While Gilad Shalit's family celebrates the signing of the deal that aims to bring him home after five years in captivity, families of terror victims say that the prisoner swap agreement means "a surrender to terrorism" and warn against its heavy price.
"I have been fighting this deal for five years, and I staunchly oppose the release of terrorists, murderers and convicts," said Yossi Mendelevitch, whose son was killed in a terror attack in 2003. "(...) In fact, Israel is surrendering to a terror organization by freeing killers."
- Shalit deal to include 1,027 security prisoners
Mendelevitch's 13-year-old son, Yuval, was killed in a bus bombing in Haifa in 2003.
"We can replace our blue and white flag with a white one, to symbolize its surrender," he added.
Yossi Mendelevitch (Photo: Yaron Brener)
Mendelevitch said that instead of placing "heinous murderers" in prison for the rest of their lives, "the government is releasing them.
He warned that next time, terror groups will demand the release of 8,000 prisoners, not 1,000. "The never-ending surrenders have caused Israel to lose its deterrence power," he said. "While these words are being written, Hamas is already planning the next abduction."
'This is a victory for Hamas'
Another father of a terror victim, Ron Kerman, joined Mendelevitch's assertion that the prisoner swap deal is dangerous for Israel.
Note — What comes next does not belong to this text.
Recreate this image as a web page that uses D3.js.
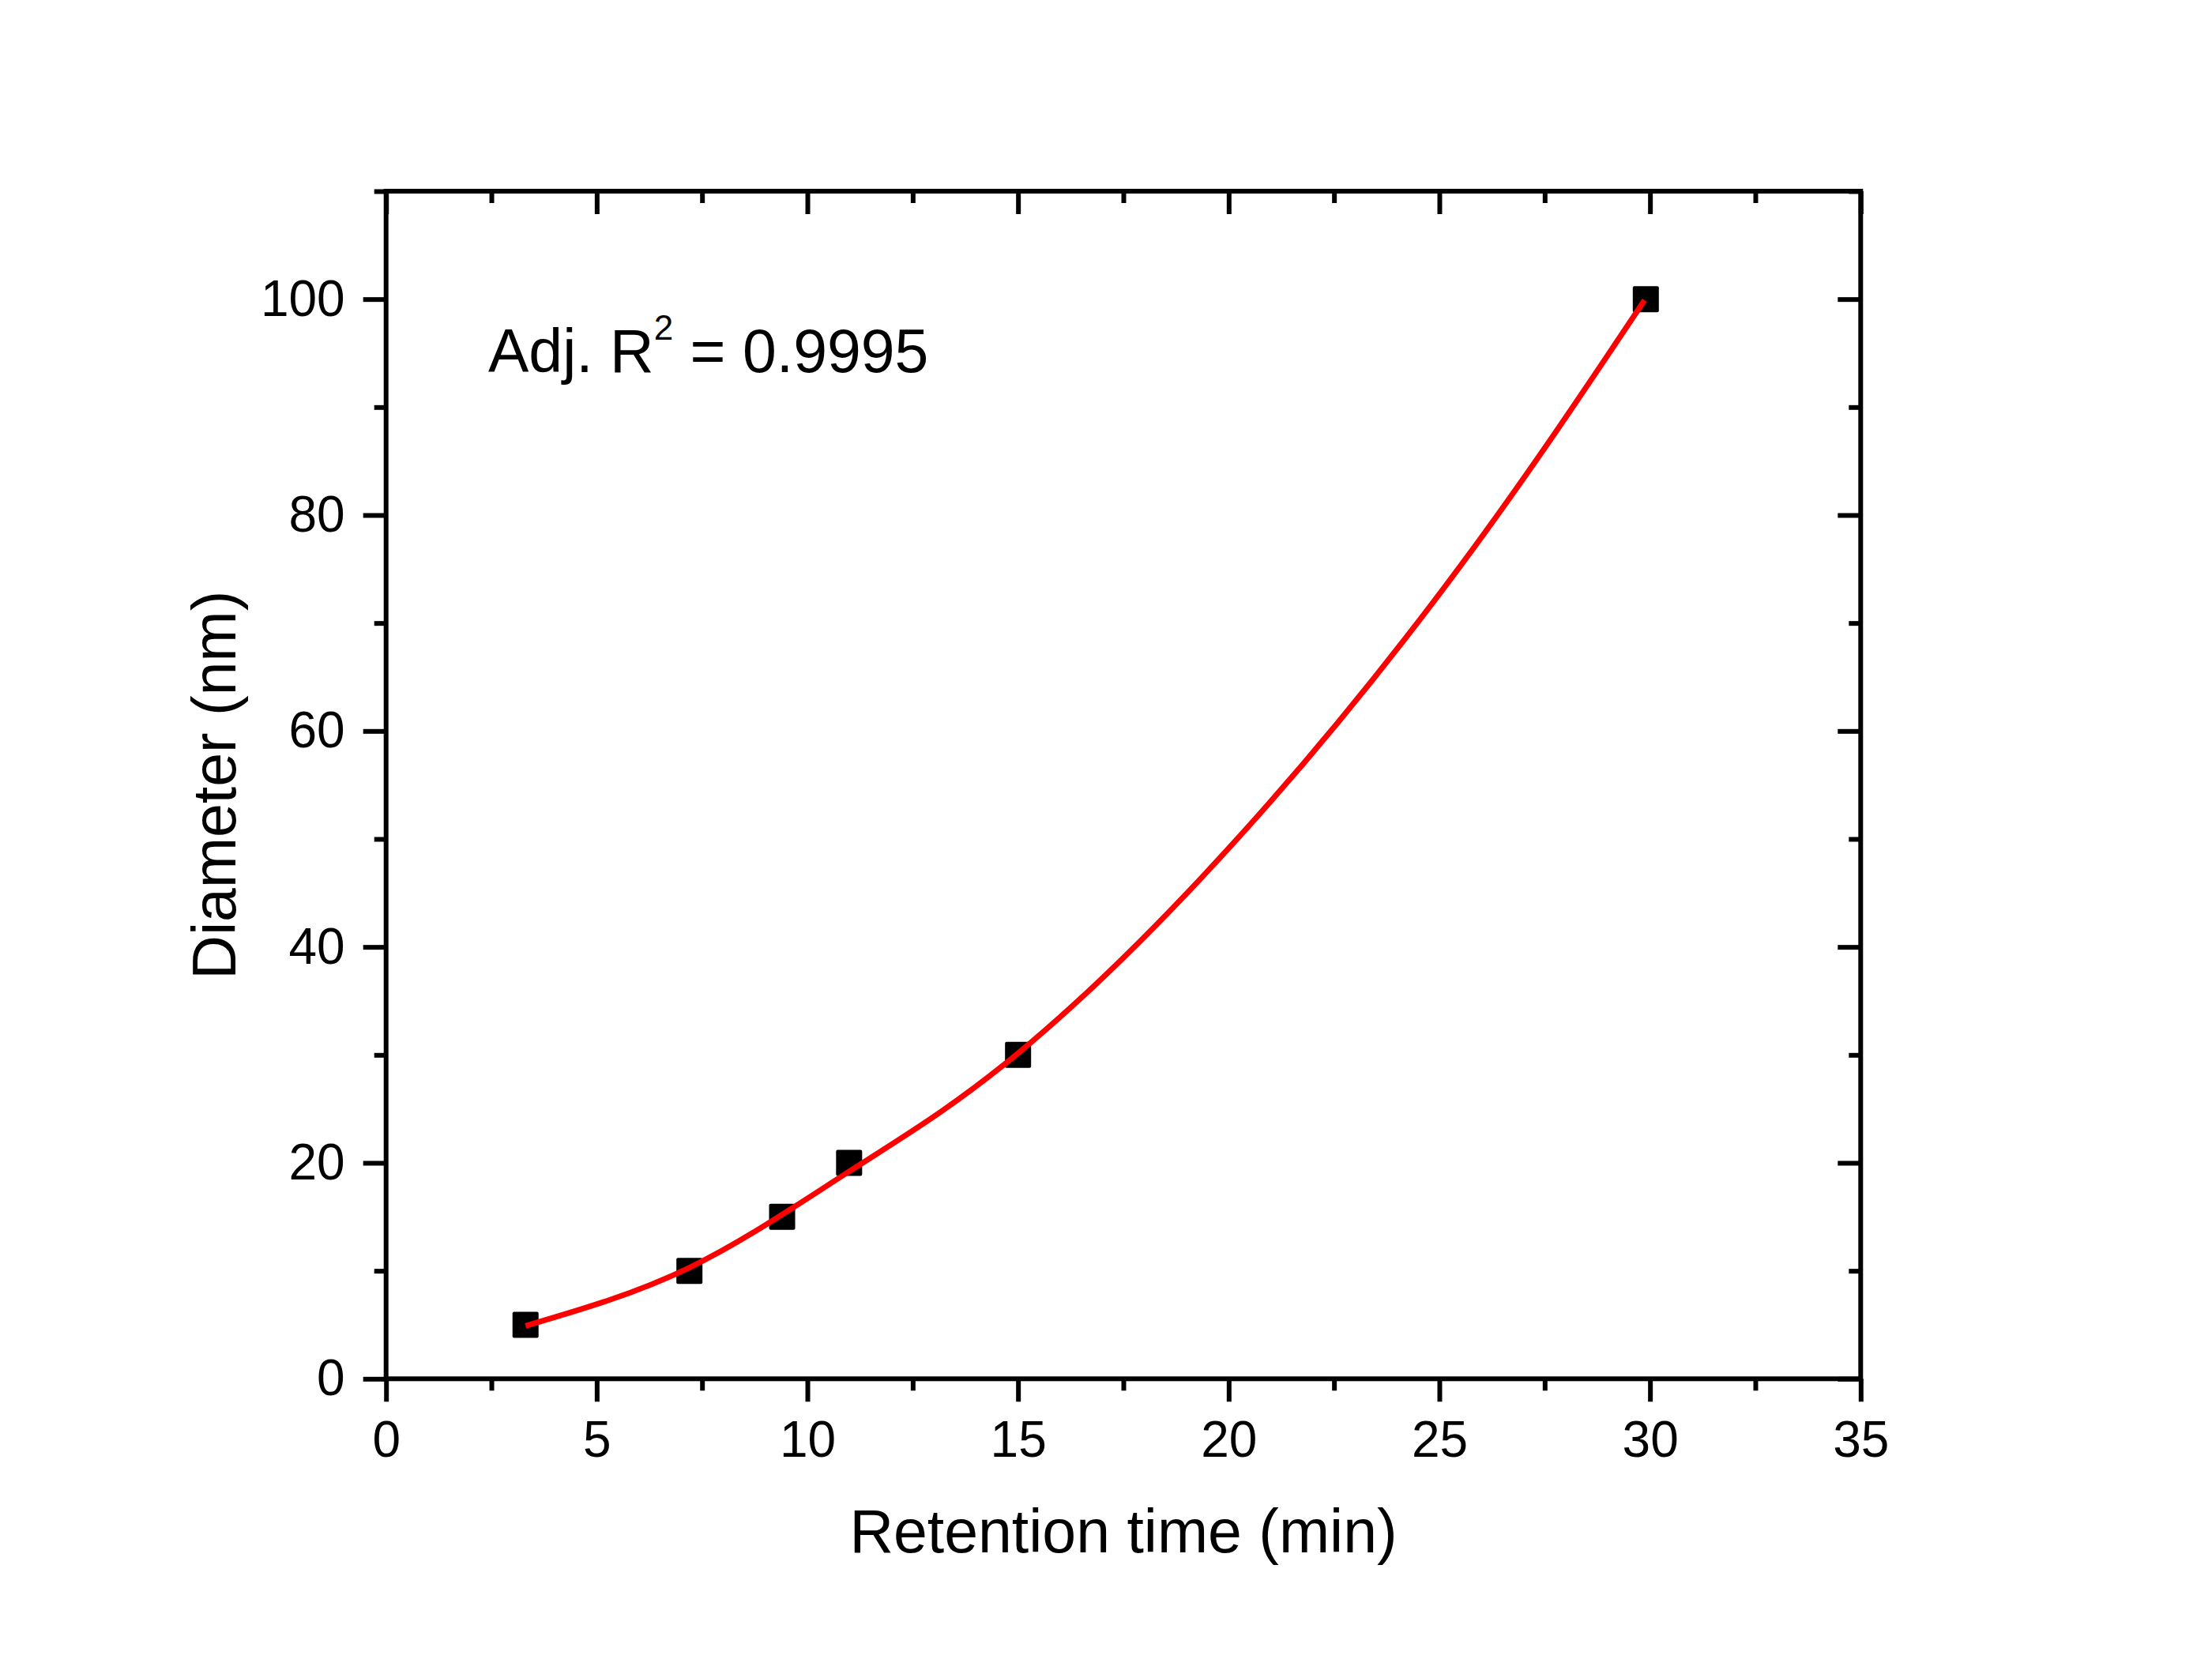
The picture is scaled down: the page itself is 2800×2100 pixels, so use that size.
<!DOCTYPE html>
<html>
<head>
<meta charset="utf-8">
<script src="https://cdn.jsdelivr.net/npm/d3@7"></script>
<style>
  html, body { margin: 0; padding: 0; background: #fff; }
  text { font-family: "Liberation Sans", Arial, sans-serif; fill: #000; }
</style>
</head>
<body>
<svg id="chart"></svg>
<script>
// measured points (retention time vs diameter)
const retentionTime = [3.31, 7.2, 9.4, 10.99, 15.0, 29.9];
const diameter = [5, 10, 15, 20, 30, 100];

// red fit curve
const fitX = [3.31, 7.2, 10.99, 15.0, 20.27, 25.52, 29.87];
const fitY = [4.9, 10.3, 19.2, 30.15, 50.3, 75.4, 99.9];

const xMajor = [0, 5, 10, 15, 20, 25, 30, 35];
const xMinor = [2.5, 7.5, 12.5, 17.5, 22.5, 27.5, 32.5];
const yMajor = [0, 20, 40, 60, 80, 100];
const yMinor = [10, 30, 50, 70, 90, 110];

const W = 2800, H = 2100;
const plotL = 488.7, plotR = 2355.3, plotT = 242, plotB = 1745.3;
const majorLen = 29, minorLen = 15, lineW = 6;

const svg = d3.select("#chart")
    .attr("width", W)
    .attr("height", H);

svg.append("rect").attr("width", W).attr("height", H).attr("fill", "#fff");

const x = d3.scaleLinear().domain([0, 35]).range([plotL, plotR]);
const y = d3.scaleLinear().domain([0, 110]).range([plotB, plotT]);

// helper to draw one tick set
function ticks(axisFn, scale, values, len, pad, labels, transform) {
    const g = svg.append("g")
        .attr("transform", transform)
        .call(axisFn(scale)
            .tickValues(values)
            .tickSize(len)
            .tickSizeOuter(0)
            .tickPadding(pad)
            .tickFormat(labels ? d3.format("d") : ""));
    g.select(".domain").remove();
    g.selectAll("line").attr("stroke", "#000").attr("stroke-width", lineW);
    g.selectAll("text").attr("font-size", 64).attr("font-family", null).attr("fill", "#000");
    return g;
}

// bottom + left: outward ticks with labels
ticks(d3.axisBottom, x, xMajor, majorLen, 24.7, true, `translate(0,${plotB})`);
ticks(d3.axisBottom, x, xMinor, minorLen, 0, false, `translate(0,${plotB})`);
ticks(d3.axisLeft, y, yMajor, majorLen, 23, true, `translate(${plotL},0)`);
ticks(d3.axisLeft, y, yMinor, minorLen, 0, false, `translate(${plotL},0)`);

// top + right: inward ticks, no labels
ticks(d3.axisBottom, x, xMajor, majorLen, 0, false, `translate(0,${plotT})`);
ticks(d3.axisBottom, x, xMinor, minorLen, 0, false, `translate(0,${plotT})`);
ticks(d3.axisLeft, y, yMajor, majorLen, 0, false, `translate(${plotR},0)`);
ticks(d3.axisLeft, y, yMinor, minorLen, 0, false, `translate(${plotR},0)`);

// frame
svg.append("rect")
    .attr("x", plotL).attr("y", plotT)
    .attr("width", plotR - plotL).attr("height", plotB - plotT)
    .attr("fill", "none")
    .attr("stroke", "#000")
    .attr("stroke-width", lineW);

// data squares
const pts = retentionTime.map((t, i) => ({ t, d: diameter[i] }));
const sq = 33;
svg.append("g").selectAll("rect")
    .data(pts)
    .join("rect")
    .attr("x", p => x(p.t) - sq / 2)
    .attr("y", p => y(p.d) - sq / 2)
    .attr("width", sq).attr("height", sq)
    .attr("rx", 2)
    .attr("fill", "#000");

// fit curve
const fit = fitX.map((t, i) => [t, fitY[i]]);
svg.append("path")
    .datum(fit)
    .attr("fill", "none")
    .attr("stroke", "#ff0000")
    .attr("stroke-width", 7)
    .attr("d", d3.line().x(p => x(p[0])).y(p => y(p[1])).curve(d3.curveNatural));

// axis titles
svg.append("text")
    .attr("x", (plotL + plotR) / 2)
    .attr("y", 1965)
    .attr("text-anchor", "middle")
    .attr("font-size", 77)
    .text("Retention time (min)");

svg.append("text")
    .attr("transform", `translate(298,${(plotT + plotB) / 2}) rotate(-90)`)
    .attr("text-anchor", "middle")
    .attr("font-size", 77)
    .text("Diameter (nm)");

// R² annotation
const note = svg.append("text")
    .attr("x", 618)
    .attr("y", 470.7)
    .attr("font-size", 77);
note.append("tspan").text("Adj. R");
note.append("tspan").attr("font-size", 44).attr("dy", -41).text("2");
note.append("tspan").attr("dy", 41).text(" = 0.9995");
</script>
</body>
</html>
"While I am happy for the Shalit family, I fear for the lives of the citizens of Israel," said Kerman, whose 17-year-old daughter, Tal, was killed in the same bus bombing as Yuval Mendelevitch. "I don't buy the politicians' promises… I am afraid that more people will join my situation as result of the Shalit deal, not to mention the… morale boost that Israel's government, headed by Benjamin Netanyahu, has given terror organizations."
Moshe Har Melech, who lost his son, Shuli, in a shooting attack in 2003, claimed the deal is shortsighted.
"This is a victory for Hamas," he said. "The measure won't bring peace, but the exact opposite.
"(…) I wonder how many of the five terrorists who killed my son will be released in the deal," he added. "I cry for all those who don't know yet that they are going to be bereaved parents… This is not an act of high Jewish value but a general loss of our way, and a continued moral decline."
Rami Nahum, whose son, Nir, was killed in a bus bombing in 2002, spoke out against the measure as well. "Not at any price," he said. "This deal makes way for more deals. We cannot release killers at any price."
Alexandra Shevchuk, whose husband, Sergei, died in the same attack, is of the same opinion.
"I am a mother, too. I have a 16-year-old son, I know what a mother's love is, and what it means to wait for your son," she said. "But I also know that terrorists who are freed will return to murder."